All of this amounts to a great lack of show but plenty of tell when it comes to the big A. I would further contend that the journalists are doing Apple plenty of fiscal favors, but to the detriment of real journalism. The Apple fawning is becoming free advertising to a company that rather enjoys it but… well, it gets funny.


And not in the “ha ha” way. Journalists have made their position quite clear that they want the world to be running on Mac OSX. Some do want Ubuntu or another Linux variant, but they are the Sonic Burger to Apple’s Subway (and no one wants to admit they eat at McDonald’s).


But the dreams of journalists and Mac enthusiasts should be tempered with a simple fact.


Apple has a business strategy that makes Microsoft look like a soft kitten.


That’s not calling Microsoft gentle. That would be false, contrary to years of buy-outs, antitrust suits, and other bits of badness. Oh yea, the blue screen of death. We can never forget you.

But Apple can never, EVER, be as big as Microsoft. They can never, ever win. If they won, computing would suck ass. Apple as it exists now has the philosophy of the fascist, not of the greater good. The everyman image in jeans and grinning at the nerd is a lie.


First of all, they build their own hardware. While Microsoft was guilty of bundling software and choking competition, for the market to be OSX dominated would result in lawsuits contending that other companies would be forced out of the market. And it’s a valid point. The Fortune 500 companies like HP, Dell, Acer, and Lenovo would be left out in the cold? That won’t result in lawsuits. Nope, not at all.

And software bundling? Apple never got the memo that nations look very poorly on that. All the neat functionality and tools of Mac would have to be stripped in a Apple world, or face the hate of the European Union.


Apple’s business philosophy can never be more than the feisty, if arrogant and charming, underdog. They can never mount a serious challenge unless they abandon their cache. And they know this, and they exploit this.


Back to the new Air laptop, it is a system of intense simplicity. So much so, that things people generally like (optical drives, firewire, more than one USB) are left out in the cold. But it’s thin, and that is also in. It carries a great deal of appeal, and will sell like mad.

Ultimately, Apple can never win. They strive for better, but they need the big gorilla to make themselves look good. Without it, it would be discovered that they are no alpha male. They are a smartass, who may have some good ideas but trades business acumen and practices for smarmy marketing and products that a great deal cannot afford. Cheap laptops are a coveted benchmark for much of the world. As naïve as a Windows-based effort would be, it would be impossible to fathom OSX in such a way. It can’t. Even taking out the efforts of Bill and Melinda, Apple can never get their hands dirty with the poor the way MS does, the way Linux does. That wouldn’t be cool. They would have to deal with cheaper manufacturing. As for the semi-poor to the thrifty, Apple can’t go there either. Even the Mini mac cannot compare to what one gets with an E-Machine or a Dell. They are ultimately in a hard position.

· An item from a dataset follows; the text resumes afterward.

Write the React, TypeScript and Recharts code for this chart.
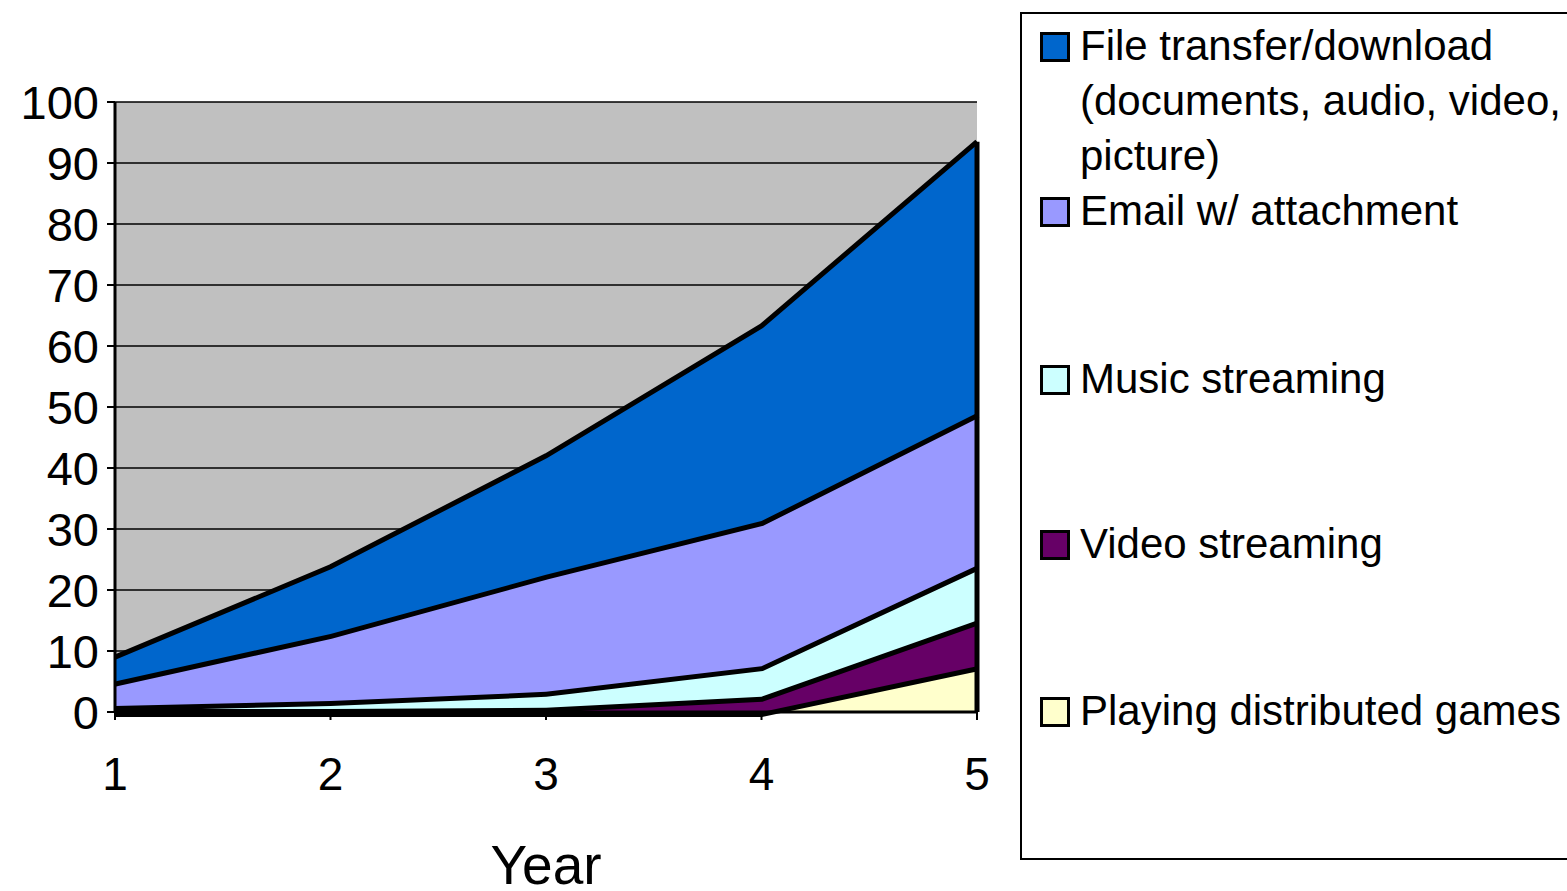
import React from 'react';
import { AreaChart, Area, XAxis, YAxis, CartesianGrid, ReferenceLine } from 'recharts';

const years = [1, 2, 3, 4, 5];
const games = [0, 0, 0, 0, 7.5];
const video = [0.5, 0.5, 0.7, 2.5, 7.5];
const music = [0.5, 1.3, 2.6, 5, 9];
const email = [4, 11, 19.2, 23.8, 25];
const fileTransfer = [4, 11, 19.5, 32, 44.5];
const yTicks = [0, 10, 20, 30, 40, 50, 60, 70, 80, 90, 100];

const seriesNames = {
  file: 'File transfer/download (documents, audio, video, picture)',
  email: 'Email w/ attachment',
  music: 'Music streaming',
  video: 'Video streaming',
  games: 'Playing distributed games',
};

const data = years.map((y, i) => ({
  year: y,
  games: games[i],
  video: video[i],
  music: music[i],
  email: email[i],
  file: fileTransfer[i],
}));

const lastIdx = years.length - 1;
const lastTotal = games[lastIdx] + video[lastIdx] + music[lastIdx] + email[lastIdx] + fileTransfer[lastIdx];

const FONT = 'Arial, "Liberation Sans", sans-serif';

const legendItems = [
  { lines: ['File transfer/download', '(documents, audio, video,', 'picture)'], color: '#0066CC', top: 4 },
  { lines: ['Email w/ attachment'], color: '#9999FF', top: 169 },
  { lines: ['Music streaming'], color: '#CCFFFF', top: 337 },
  { lines: ['Video streaming'], color: '#660066', top: 502 },
  { lines: ['Playing distributed games'], color: '#FFFFCC', top: 669 },
];

const LegendBox = () => (
  <div
    style={{
      position: 'absolute',
      left: 1020,
      top: 12,
      width: 560,
      height: 848,
      border: '2px solid #000',
      boxSizing: 'border-box',
      background: '#fff',
      fontFamily: FONT,
      fontSize: 42,
      color: '#000',
    }}
  >
    {legendItems.map((it) => (
      <div key={it.lines[0]} style={{ position: 'absolute', left: 0, top: it.top, width: 560 }}>
        <div
          style={{
            position: 'absolute',
            left: 18,
            top: 14,
            width: 30,
            height: 30,
            border: '3px solid #000',
            boxSizing: 'border-box',
            background: it.color,
          }}
        />
        <div style={{ position: 'absolute', left: 58, top: 0, lineHeight: '55px', whiteSpace: 'nowrap' }}>
          {it.lines.map((l) => (
            <div key={l}>{l}</div>
          ))}
        </div>
      </div>
    ))}
  </div>
);

const YearLabel = (props: any) => {
  const vb = props.viewBox || {};
  return (
    <text x={vb.x + vb.width / 2} y={vb.y + 172} textAnchor="middle" fontFamily={FONT} fontSize={55} fill="#000">
      Year
    </text>
  );
};

export default function App() {
  return (
    <div style={{ position: 'absolute', left: 0, top: 0, width: 1567, height: 891, overflow: 'hidden', background: '#fff' }}>
      <AreaChart width={1567} height={891} data={data} margin={{ top: 102, right: 590, bottom: 9, left: 15 }}>
        <CartesianGrid fill="#C0C0C0" stroke="#000" strokeWidth={1.5} vertical={false} />
        <XAxis
          dataKey="year"
          type="number"
          domain={[1, 5]}
          ticks={years}
          height={170}
          tickSize={8}
          tickMargin={37}
          axisLine={{ stroke: '#000', strokeWidth: 3 }}
          tickLine={{ stroke: '#000', strokeWidth: 2 }}
          tick={{ fill: '#000', fontSize: 46, fontFamily: FONT }}
          label={<YearLabel />}
        />
        <YAxis
          domain={[0, 100]}
          ticks={yTicks}
          width={100}
          tickSize={8}
          tickMargin={8}
          axisLine={{ stroke: '#000', strokeWidth: 3 }}
          tickLine={{ stroke: '#000', strokeWidth: 2 }}
          tick={{ fill: '#000', fontSize: 47, fontFamily: FONT }}
          interval={0}
        />
        <Area type="linear" dataKey="games" name={seriesNames.games} stackId="s" fill="#FFFFCC" fillOpacity={1} stroke="#000" strokeWidth={10} isAnimationActive={false} dot={false} activeDot={false} />
        <Area type="linear" dataKey="video" name={seriesNames.video} stackId="s" fill="#660066" fillOpacity={1} stroke="#000" strokeWidth={10} isAnimationActive={false} dot={false} activeDot={false} />
        <Area type="linear" dataKey="music" name={seriesNames.music} stackId="s" fill="#CCFFFF" fillOpacity={1} stroke="#000" strokeWidth={10} isAnimationActive={false} dot={false} activeDot={false} />
        <Area type="linear" dataKey="email" name={seriesNames.email} stackId="s" fill="#9999FF" fillOpacity={1} stroke="#000" strokeWidth={10} isAnimationActive={false} dot={false} activeDot={false} />
        <Area type="linear" dataKey="file" name={seriesNames.file} stackId="s" fill="#0066CC" fillOpacity={1} stroke="#000" strokeWidth={5} isAnimationActive={false} dot={false} activeDot={false} />
        <ReferenceLine segment={[{ x: 5, y: 0 }, { x: 5, y: lastTotal }]} stroke="#000" strokeWidth={5} ifOverflow="visible" />
      </AreaChart>
      <LegendBox />
    </div>
  );
}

So when Mac has a commercial showing how cool they are, I cringe. They may be cool, they may get many things right, but they can never dominate. No matter what the journalists say. Their marketshare and stock has a ceiling, and if they ever hit that ceiling, the company will be forced to change what people love about them, or it will stagnate due to a lack of growth.

In the 1980’s, Apple computers was lauded for the commercial that alluded to big brother with giant screens, and a defiant woman throwing some heavy rebellion at it, shattering the illusions. But Mac would be the worst big company, as their decaying relationships with music groups shows. They control the pricing, and they have demands of their user base with their price point (no screen on an iPod for the budget crowd, for example). Cool has become their control. And is cool more important than computing?

Ultimately, never. And the effectiveness of cheap computers, of a diverse marketshare, of philanthropy, workhorse models, can save lives, build economies, create jobs, and actually encourage competition. When I see Steve Jobs giving a presentation, the giant monitors behind him, the journalists drooling and dripping at his every “one more thing”… I’m reminded of an old 1980’s Apple commercial. And I despair, for there’s no woman in a speed suit. Just idiots drooling and falling over themselves obeying. Ironic? Sad. Bad business.

Maybe I’m missing the point about Apple. Maybe the point is never to usurp Microsoft. Maybe the point is just to be cool. But I can’t justify the consistent selling of cool computing to be the subject of journalism en masse. And if that is indeed the bias, we are not discussing business, we are not even discussing technology. They are accidental marketing, and the world can’t be let in on the joke. They are “better” without actually being better, and that unfortunate head is slowly beginning to show. If a stock does indeed have a ceiling, it is ultimately a bad move for investors, and for consumers. And I believe that it is coming.